As a former limestone quarry, Three Caves, while not for serious cavers (the caves themselves are unstable and closed to the public), offers a unique summer event known as the Concerts at Three Caves, where visitors can enjoy musical acts in the cave bowl, as well as the annual Moon Dance. It is located in the Monte Sano Nature Preserve in Huntsville, which features 22 miles of hiking trails. If you hike the Three Caves loop, you'll be rewarded with views of the caves from above.
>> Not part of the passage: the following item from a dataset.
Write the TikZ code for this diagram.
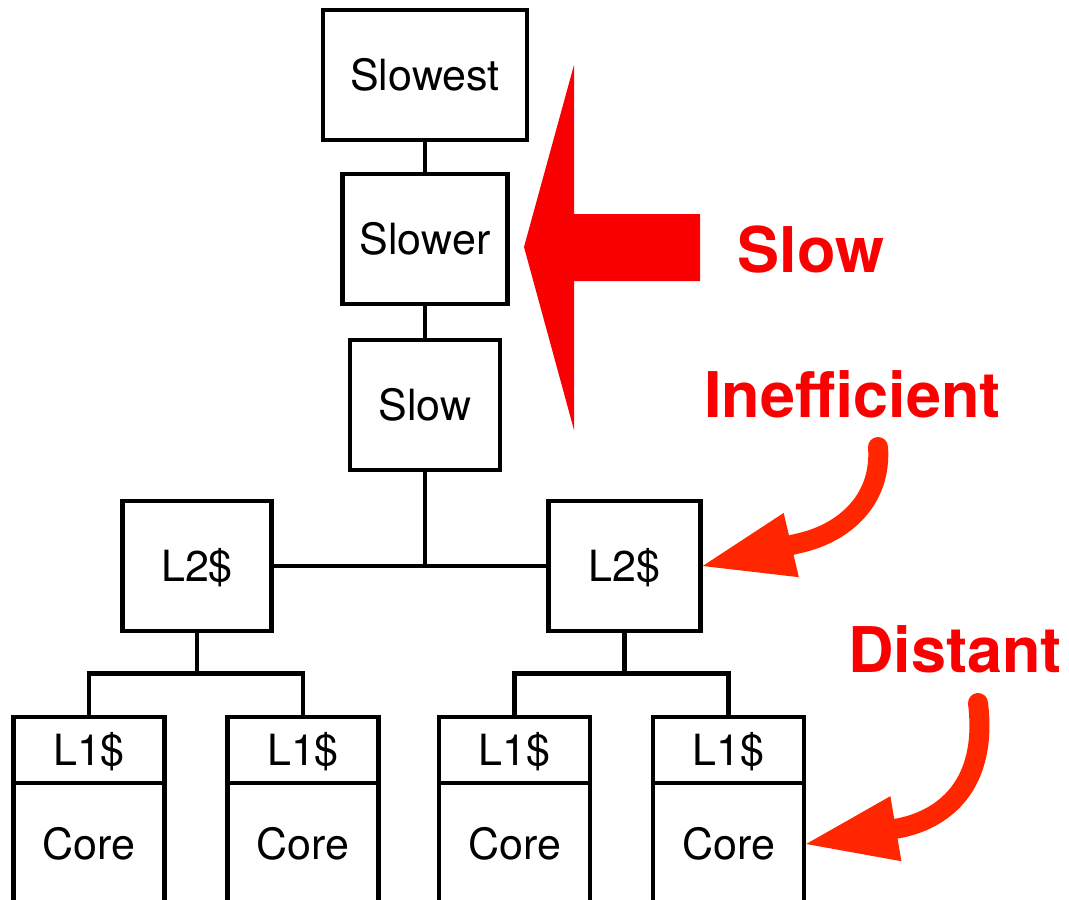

DeSoto Caverns in Childersburg is a family-friendly, accessible cave with the largest accumulation of gemstone-quality onyx in the country. As you walk through the cavern, you'll see the stone in its many colors. In its past, the caverns were one of the most significant sites for the Native Americans of the region, and DeSoto has the distinction of being the first cave on record, when Benjamin Hawkins, presidential agent to George Washington, wrote about it in 1796. During the Civil War, soldiers dug a trench where they made gun powder, and the trench still exists today. In addition to cave tours, visitors can enjoy many of the educational entertainments above ground, such as forge demonstrations and gemstone painting.